Kisah tentang perempuan yang meriwayatkan suatu tindakan atau ucapan Nabi Muhammad SAW sebenarnya telah muncul bersamaan dengan dimulainnya periwayatan hadis. Asalkan, memenuhi syarat-syarat diterimanya sebuah hadis, yaitu sanadnya bersambung, di riwayatkan oleh periwayat yang adil dan dhabit, tidak ada syadz dan illat. Para ahli hadis juga menyatakan bahwa jenis kelamin dan status seseorang tidak bisa di jadikan dasar diterima atau tidaknya suatu berita atau kesaksian.
Pernyataan tersebut diamini oleh beberapa tokoh seperti al-Khatib, Adz- Dzahabi, Ibnu Shalah dan An-Nawawi. Menurut al-Khatib, Nabi Muhammad SAW pernah meminta kesaksian Barirah dan beberapa perempuan lain tentang hadits al-Ifki yaitu peristiwa yang bercerita tentang isu perselingkuahn Aisyah.
Sedangkan adz-Dzahabi dalam kitabnya menjelaskan bahwa ia tidak menemukan satu perempuan pun yang tertuduh berdusta dan ditinggalkan haditsnya. Adapun Ibnu Shalah dan An-Nawawi tidak mengaitkan keadilan dengan jenis kelamin melainkan dengan kualitas-kualitas tertentu. Oleh karenya, para ahli hadis menetapkan syarat bahwa tidak ada larangan bagi perempuan untuk meriwayatkan hadis.
Terkait permpuan yang dikategorikan lemah, semata-mata karena tidak ada informasi yang lebih jauh tentang latar belakang kehidupan mereka. Diadakannya majelis ta’lim khusus perempuan yang diisi oleh Nabi Muhammad SAW sendiri, tentunya akan semakin memperluas keterlibatan beberapa perempuan yang bukan termasuk istri Nabi Muhammad SAW dalam periwayatan hadis. Berkat adanya majelis tersebut, tidak hanya terjadi sebuah transmisi hadis, melainkan juga telah menunjukan kualitas keagamaan dengan tingkat integritas, intelektualitas dan kepercayaan yang tinggi.
Masa Atba’ at-Tabi’in (tabi’it tibi’in) yang dimaksudkan dalam tulisan ini adalah orang yang pernah bertemu dengan at-Tabi’in dalam keadaan beriman kepada Nabi Muhammad SAW dan meninggal dalam keadaan Islam.
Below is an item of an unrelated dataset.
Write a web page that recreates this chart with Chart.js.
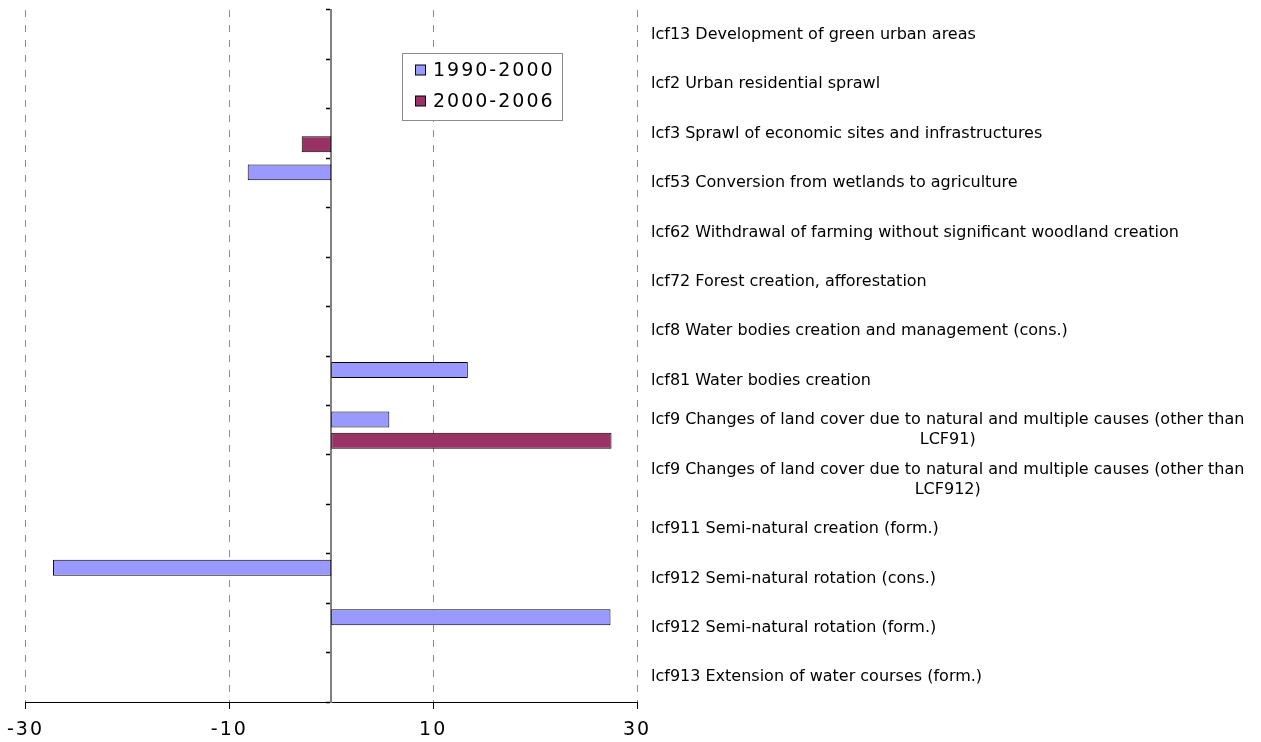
<!DOCTYPE html>
<html>
<head>
<meta charset="utf-8">
<script src="https://cdn.jsdelivr.net/npm/chart.js@4/dist/chart.umd.min.js"></script>
<style>
  html, body { margin: 0; padding: 0; background: #ffffff; }
  canvas { display: block; }
</style>
</head>
<body>
<canvas id="chart" width="1261" height="742"></canvas>
<script>
// Land cover flow categories (each entry is the list of lines of its label)
const categories = [
  ['lcf13 Development of green urban areas'],
  ['lcf2 Urban residential sprawl'],
  ['lcf3 Sprawl of economic sites and infrastructures'],
  ['lcf53 Conversion from wetlands to agriculture'],
  ['lcf62 Withdrawal of farming without significant woodland creation'],
  ['lcf72 Forest creation, afforestation'],
  ['lcf8 Water bodies creation and management (cons.)'],
  ['lcf81 Water bodies creation'],
  ['lcf9 Changes of land cover due to natural and multiple causes (other than', 'LCF91)'],
  ['lcf9 Changes of land cover due to natural and multiple causes (other than', 'LCF912)'],
  ['lcf911 Semi-natural creation (form.)'],
  ['lcf912 Semi-natural rotation (cons.)'],
  ['lcf912 Semi-natural rotation (form.)'],
  ['lcf913 Extension of water courses (form.)']
];

const seriesNames = ['1990-2000', '2000-2006'];

const values1990 = [null, null, null, -8.2, null, null, null, 13.4, 5.7, null, null, -27.3, 27.4, null];
const values2000 = [null, null, -2.9, null, null, null, null, null, 27.5, null, null, null, null, null];

const xTickValues = [-30, -10, 10, 30];

const SPACED = 'letterSpacing' in CanvasRenderingContext2D.prototype;

// Legend drawn in a framed box inside the plot
const boxLegend = {
  id: 'boxLegend',
  afterDraw(chart, args, opts) {
    const ctx = chart.ctx;
    ctx.save();
    ctx.setLineDash([]);
    ctx.fillStyle = '#ffffff';
    ctx.fillRect(opts.left, opts.top, opts.width, opts.height);
    ctx.strokeStyle = '#8c8c8c';
    ctx.lineWidth = 1;
    ctx.strokeRect(opts.left + 0.5, opts.top + 0.5, opts.width, opts.height);
    ctx.font = '19px "DejaVu Sans"';
    if (SPACED) ctx.letterSpacing = '2px';
    ctx.textAlign = 'left';
    ctx.textBaseline = 'middle';
    chart.data.datasets.forEach((ds, i) => {
      const y = opts.top + opts.firstRow + i * opts.rowGap;
      ctx.fillStyle = ds.backgroundColor;
      ctx.fillRect(opts.left + 13.5, y - 5, 10, 10);
      ctx.strokeStyle = '#000000';
      ctx.strokeRect(opts.left + 13.5, y - 5, 10, 10);
      ctx.fillStyle = '#000000';
      ctx.fillText(ds.label, opts.left + 31, y + 1);
    });
    ctx.restore();
  }
};

// Category names written to the right of the plot, wrapped lines centred on the block
const sideLabels = {
  id: 'sideLabels',
  afterDraw(chart) {
    const ctx = chart.ctx;
    const yScale = chart.scales.y;
    const x0 = chart.chartArea.right + 14;
    ctx.save();
    if (SPACED) ctx.letterSpacing = '0px';
    ctx.font = '16px "DejaVu Sans"';
    ctx.fillStyle = '#000000';
    ctx.textBaseline = 'middle';
    ctx.textAlign = 'center';
    chart.data.labels.forEach((lines, i) => {
      const yc = yScale.getPixelForValue(i);
      const maxW = Math.max(...lines.map(l => ctx.measureText(l).width));
      lines.forEach((line, j) => {
        const y = yc + (j - (lines.length - 1) / 2) * 20;
        ctx.fillText(line, x0 + maxW / 2, y);
      });
    });
    ctx.restore();
  }
};

// Wide tracking for the value axis numbers
const tracking = {
  id: 'tracking',
  beforeDraw(chart) {
    if (SPACED) chart.ctx.letterSpacing = '2px';
  }
};

new Chart(document.getElementById('chart'), {
  type: 'bar',
  data: {
    labels: categories,
    datasets: [
      {
        label: seriesNames[0],
        data: values1990,
        backgroundColor: '#9999ff',
        borderColor: '#000000',
        borderWidth: 1,
        borderSkipped: false
      },
      {
        label: seriesNames[1],
        data: values2000,
        backgroundColor: '#993366',
        borderColor: '#000000',
        borderWidth: 1,
        borderSkipped: false
      }
    ]
  },
  options: {
    indexAxis: 'y',
    responsive: false,
    animation: false,
    devicePixelRatio: 1,
    categoryPercentage: 0.86,
    barPercentage: 0.75,
    layout: { padding: { left: 24, right: 624, top: 10, bottom: 0 } },
    plugins: {
      legend: { display: false },
      tooltip: { enabled: false },
      boxLegend: { left: 402, top: 53, width: 160, height: 67, firstRow: 17, rowGap: 31 }
    },
    scales: {
      x: {
        type: 'linear',
        min: -30,
        max: 30,
        afterBuildTicks(scale) {
          scale.ticks = xTickValues.map(v => ({ value: v }));
        },
        afterFit(scale) { scale.height = 40; },
        grid: {
          color: '#8c8c8c',
          lineWidth: 1,
          drawTicks: true,
          tickLength: 7,
          tickColor: '#000000',
          tickWidth: 1,
          tickBorderDash: []
        },
        border: { display: true, color: '#000000', width: 1, dash: [7, 8] },
        ticks: {
          color: '#000000',
          padding: 10,
          font: { family: 'DejaVu Sans', size: 19 }
        }
      },
      y: {
        type: 'category',
        position: { x: 0 },
        offset: true,
        z: 1,
        grid: {
          offset: true,
          drawOnChartArea: false,
          drawTicks: true,
          tickLength: 4,
          tickColor: '#000000',
          tickWidth: 1.5
        },
        border: { display: true, color: '#808080', width: 2 },
        ticks: { display: false }
      }
    }
  },
  plugins: [tracking, sideLabels, boxLegend]
});
</script>
</body>
</html>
Masa hidup Atba’ at-Tabi’in terkahir adalah tahun 220 H. Setelah tahun tersebut tidak ada lagi Atba’ at-Tabi’in yang masih hidup. perempuan periwayat hadis
Jumlah perempuan Atba’ at-Tabi’in yang meriwayatkan hadis dalam al-Kutub at-Tis’ah berjumlah 26 orang dengan 37 riwayat hadits. Sembilan belas orang masing-masing meriwayatkan satu hadis, enam orang meriwayatkan dua hadis dan satu orang meriwayatkan enam hadis.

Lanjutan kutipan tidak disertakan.